Looking Back on How the Parks and the Climate Have Changed Over the Past 100 Years
Two weeks ago, the National Park Service celebrated its 100 years in action. Here at the Golden Gate National Parks Conservancy we commemorated the occasion with a picnic with our partners and park allies, the National Park Service and the Presidio Trust. In between burgers, cake, and friendly chatter, we had a number of presentations by park leadership representing these three organizations. One of the pervasive themes running through many of their speeches was the topic of climate change. At one point, the audience was asked to think about the founders of the Park Service and what they might have predicted their idea of the parks would look like in a hundred years.
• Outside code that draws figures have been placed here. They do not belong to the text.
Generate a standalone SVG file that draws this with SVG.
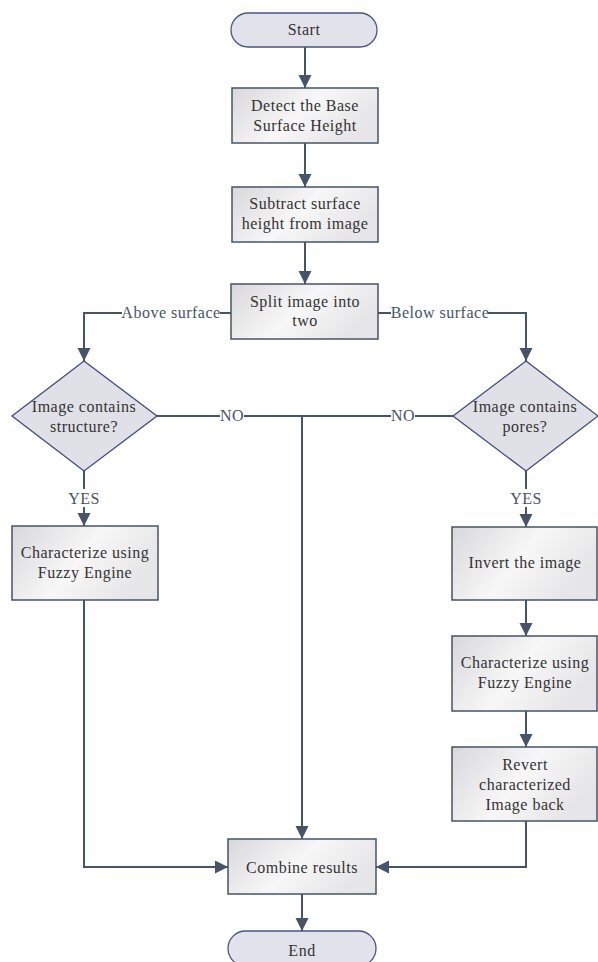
<svg xmlns="http://www.w3.org/2000/svg" width="598" height="962" viewBox="0 0 598 962">
<style>
.t{font-family:"Liberation Serif","Times New Roman",serif;font-size:16px;letter-spacing:0.5px;fill:#333;text-anchor:middle}
.l{font-family:"Liberation Serif","Times New Roman",serif;font-size:16px;letter-spacing:0.5px;fill:#44546a;text-anchor:middle}
.box{fill:url(#g);stroke:#44546a;stroke-width:1.5}
.term{fill:#e2e2ea;stroke:#4a5488;stroke-width:1.3}
.dia{fill:#e0e0e7;stroke:#3f4a80;stroke-width:1.3}
.c{fill:none;stroke:#44546a;stroke-width:2}
.a{marker-end:url(#m)}
.bg{fill:#fff}
</style>
<defs>
<linearGradient id="g" x1="0" y1="0" x2="1" y2="0.4">
<stop offset="0" stop-color="#d8d8db"/>
<stop offset="0.55" stop-color="#f7f7f7"/>
<stop offset="1" stop-color="#e6e6e8"/>
</linearGradient>
<marker id="m" markerUnits="userSpaceOnUse" markerWidth="14" markerHeight="14" refX="13" refY="6.5" orient="auto">
<path d="M0,0 L13,6.5 L0,13 z" fill="#44546a"/>
</marker>
</defs>
<g id="connectors">
<path class="c a" d="M305,47 V88"/>
<path class="c a" d="M305,143 V187"/>
<path class="c a" d="M305,242 V284"/>
<path class="c a" d="M231,313 H84 V361"/>
<path class="c a" d="M378,313 H526 V361"/>
<path class="c a" d="M84,471 V526"/>
<path class="c a" d="M526,471 V527"/>
<path class="c" d="M157,416 H453"/>
<path class="c a" d="M302,416 V839"/>
<path class="c a" d="M526,600 V636"/>
<path class="c a" d="M526,711 V747"/>
<path class="c a" d="M84,600 V867 H228"/>
<path class="c a" d="M526,821 V867 H376"/>
<path class="c a" d="M302,894 V931"/>
<rect class="bg" x="122" y="303" width="98" height="20"/>
<text class="l" x="171" y="318">Above surface</text>
<rect class="bg" x="391" y="303" width="97" height="20"/>
<text class="l" x="440" y="318">Below surface</text>
<rect class="bg" x="220" y="406" width="24" height="20"/>
<text class="l" x="232" y="421">NO</text>
<rect class="bg" x="391" y="406" width="24" height="20"/>
<text class="l" x="403" y="421">NO</text>
<rect class="bg" x="68" y="489" width="32" height="18"/>
<text class="l" x="84" y="504">YES</text>
<rect class="bg" x="510" y="489" width="32" height="18"/>
<text class="l" x="526" y="504">YES</text>
</g>
<g id="start"><rect class="term" x="231" y="13" width="146" height="34" rx="17"/><text class="t" x="304" y="35">Start</text></g>
<g id="detect"><rect class="box" x="232" y="88" width="146" height="55"/><text class="t" x="305" y="111">Detect the Base</text><text class="t" x="305" y="131">Surface Height</text></g>
<g id="subtract"><rect class="box" x="232" y="187" width="146" height="55"/><text class="t" x="305" y="209">Subtract surface</text><text class="t" x="305" y="229">height from image</text></g>
<g id="split"><rect class="box" x="231" y="284" width="147" height="55"/><text class="t" x="305" y="307">Split image into</text><text class="t" x="305" y="326">two</text></g>
<g id="dec-structure"><polygon class="dia" points="84,361 157,416 84,471 12,416"/><text class="t" x="84" y="412">Image contains</text><text class="t" x="84" y="432">structure?</text></g>
<g id="dec-pores"><polygon class="dia" points="526,361 598,416 526,471 453,416"/><text class="t" x="525" y="412">Image contains</text><text class="t" x="525" y="432">pores?</text></g>
<g id="char-left"><rect class="box" x="12" y="526" width="146" height="74"/><text class="t" x="85" y="558">Characterize using</text><text class="t" x="85" y="578">Fuzzy Engine</text></g>
<g id="invert"><rect class="box" x="452" y="527" width="145" height="73"/><text class="t" x="525" y="568">Invert the image</text></g>
<g id="char-right"><rect class="box" x="452" y="636" width="145" height="75"/><text class="t" x="525" y="668">Characterize using</text><text class="t" x="525" y="688">Fuzzy Engine</text></g>
<g id="revert"><rect class="box" x="452" y="747" width="145" height="74"/><text class="t" x="525" y="770">Revert</text><text class="t" x="525" y="790">characterized</text><text class="t" x="525" y="810">Image back</text></g>
<g id="combine"><rect class="box" x="228" y="839" width="148" height="55"/><text class="t" x="302" y="873">Combine results</text></g>
<g id="end"><rect class="term" x="228" y="931" width="148" height="35" rx="17.5"/><text class="t" x="302" y="956">End</text></g>
</svg>
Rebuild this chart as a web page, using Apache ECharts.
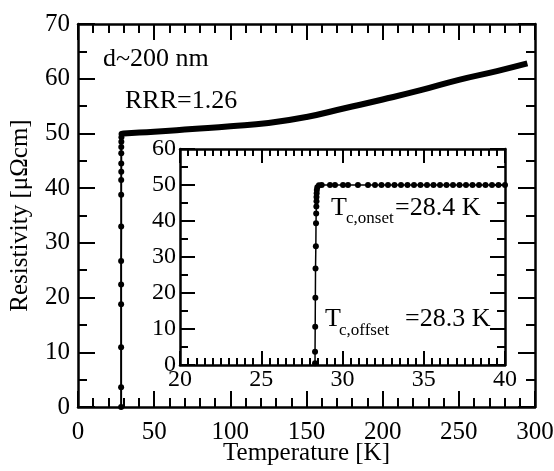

We hear so much about tipping points in the climate conversation and it got me thinking that this centennial is a symbolic tipping point and an opportunity to re-envision many of the roles of parks and public lands on the issue of climate change. In a recent interview Director of the National Park Service, Jonathan Jarvis, stated that “fundamentally, [climate change is] the biggest challenge the National Park Service has ever faced.” Undoubtedly, it is a threat to the cultural natural resources that make American parks special; however, parks have a unique opportunity to serve as living laboratories for addressing this problem. Parks also benefit from dedicated staff who are trained communicators, many of whom are becoming educated on this issue and are using their parks as a venue through which to talk about climate change in a way that provides this issue with a physical, personal context that visitors are interested in. In the Golden Gate National Recreation Area, for example, park staff no doubt emphasize that sea level rise could harm many of our coastal resources from Lands End to Crissy Field.
It’s no secret that acceptance and action on climate change has lagged in the United States. It’s amazing to think that prior to 2009, the National Park Service’s parent agency, the Department of Interior, did not have a formal policy on climate change. However, given this bumpy start, it’s amazing to see how far we’ve come. The National Park Service now has a number of strategic plans to address climate change, offers trainings on climate science and communications, and provides overall support across the service through its Climate Change Response Program. While this commitment to addressing climate change is laudable, many park interpreters face challenges in discussing this issue at their park sites. The reasons range from worry over visitor reaction (particularly negative reaction) to a lack of information on local, place-based climate impacts.
The good news is that many of these challenges are remediable. Communications specialists and social scientists are churning out new research regularly on tips and tricks for communicating on climate change which park staff can take back home to their sites. This includes focusing on clear, concise messages, giving visitors actions that they can take to address this issue, and infusing the conversation with personal stories as opposed to just statistics. Perhaps most importantly, a recent survey showed that most park visitors would like to receive information on climate change at the parks they visit; 91% even stated that they would change their behaviors in the park or refuge they visited to mitigate climate change.
We’ve come such a long way since President Woodrow signed a bill in 1916 mandating that the National Park Service conserve the cultural and natural resources within the parks and ensure that they are both enjoyed by the public and preserved for future generations. Now we are grappling with new, 21st century challenges such as how to make sure park provide welcome environments for the changing racial makeup of the United States as well as how to tackle human-caused climate disruption, which still has many unknown impacts. Luckily, our national parks are making brave efforts to discuss and address these issues head on.